Real‑Time Digital Twin Integration

Digital twins of industrial sites are becoming common. By connecting the drone’s telemetry to the digital twin, the flight path can be continuously optimized in response to changing conditions. For example, if a wind shift occurs mid‑flight, the digital twin suggests a new route that keeps the drone downwind of all active stacks. Some systems can even simulate the effect of the new path on battery life before implementing it.

Swarm‑Based Coverage with Machine Learning

Instead of two drones flying sequential paths, future swarms of 10–20 micro‑drones will coordinate to cover an entire facility simultaneously. Each drone communicates its position and gas reading, and a central optimizer re‑routes individual units to fill gaps or investigate hot spots. Edge computing on each drone runs lightweight ML models that decide whether to continue the pre‑planned pattern or deviate to chase a plume.

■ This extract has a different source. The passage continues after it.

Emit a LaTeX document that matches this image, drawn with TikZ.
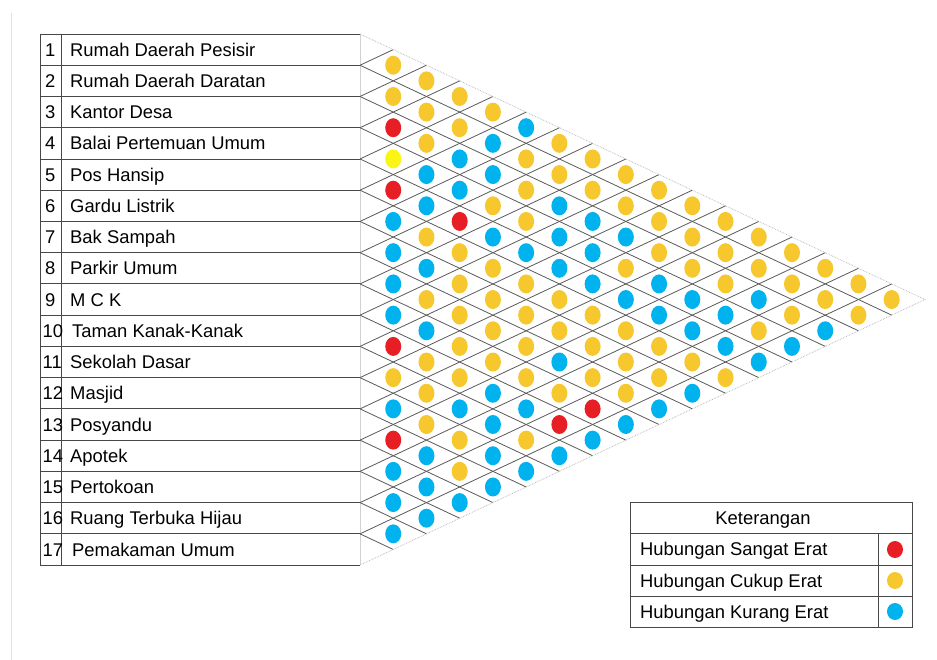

Autonomous Path Repair After Sensor Failure

If a gas sensor fails mid‑flight, the path optimizer will automatically recalculate a new plan that re‑routes the drone to cover the missed sources using the remaining operational sensors. This redundancy ensures that a single hardware fault does not void the entire mission.

Conclusion

Optimizing flight paths for auto exhaust inspection drones is not a one‑size‑fits‑all task. It requires a thorough understanding of the site geometry, drone and sensor limitations, environmental dynamics, and the specific emission characteristics of the sources being measured. By combining grid strategies, TSP‑based waypoint planning, adaptive altitude profiles, and modern software tools, operators can dramatically improve data quality, reduce flight time, and ensure safety. As AI and swarm technology mature, the optimization process will become increasingly automated and responsive, making drone‑based emission monitoring faster, cheaper, and more accurate than ever before. Implement the principles outlined in this article to transform your drone inspection program from a simple data collection exercise into a rigorous, defensible emission monitoring system.